Update, Thursday Sept. 4: Pacific Gas and Electric says it will appeal the $1.4 billion state penalty announced earlier this week for safety, maintenance and record-keeping violations uncovered in the wake of the September 2010 San Bruno pipeline disaster. Here's the Associated Press summary of PG&E's appeal plans:

The utility said [in a federal filing Wednesday] it plans to appeal to the California Public Utilities Commission within 30 days. Wednesday's filing with the U.S. Securities and Exchange Commission did not list a reason for the appeal, but PG&E spokesman Greg Snapper said the utility wants the commission to take into consideration the $2.7 billion it will or already has spent on gas pipeline safety improvements.

"We're planning to ask the commission to review yesterday's recommendation to make sure that a final penalty counts all of the company's safety investments and actions to make the gas system the best in the country," Snapper said.

He said any penalty should also directly go toward public safety. By far the largest share of the $1.4 billion penalty recommended by two administrative law judges Tuesday would go directly to the state with no strings attached.

Original post: California regulatory judges have issued a $1.4 billion penalty against PG&E, the state's largest utility, for violations related to the 2010 San Bruno pipeline explosion that killed eight people, destroyed 38 homes and prompted national alerts about aging pipelines.
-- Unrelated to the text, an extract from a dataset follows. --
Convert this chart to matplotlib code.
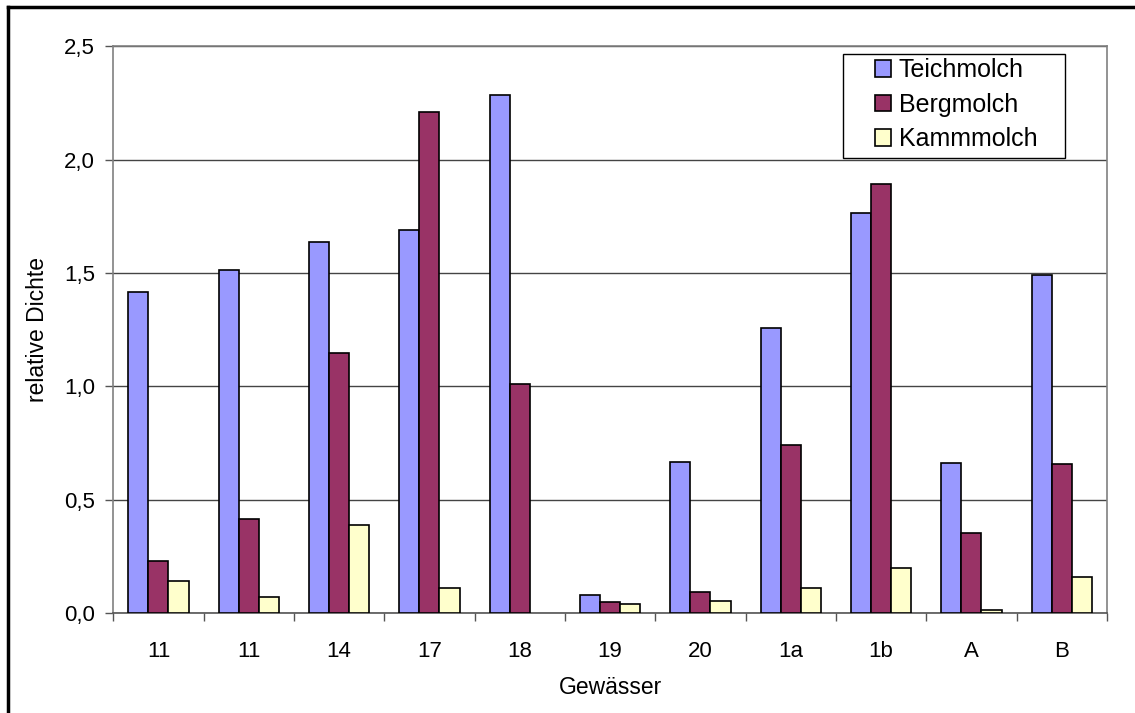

The California Public Utilities Commission on Tuesday announced the figure, reached by two administrative law judges. The CPUC said the fine was the largest safety-related penalty it had ever imposed. The commission ordered that the penalties be paid by PG&E shareholders rather than ratepayers.The Utility Reform Network, a ratepayer advocacy group, maintained PG&E could raise rates in other cases to indirectly offset the penalty.

The penalty consists of $950 million to be paid to California’s general fund, $400 million in pipeline improvements and about $50 million to be used to implement more than 75 remedies to enhance pipeline safety.

PG&E can appeal the fine. If it doesn't, or if a CPUC commissioner does not request a review, the decision will take effect in 30 days. Michael Asimow, a visiting professor of law at Stanford and an expert on administrative law, told KQED that PG&E will almost certainly appeal, and that the commission would then have to vote on the penalty before it became final. Beyond that, PG&E could request judicial review by the courts.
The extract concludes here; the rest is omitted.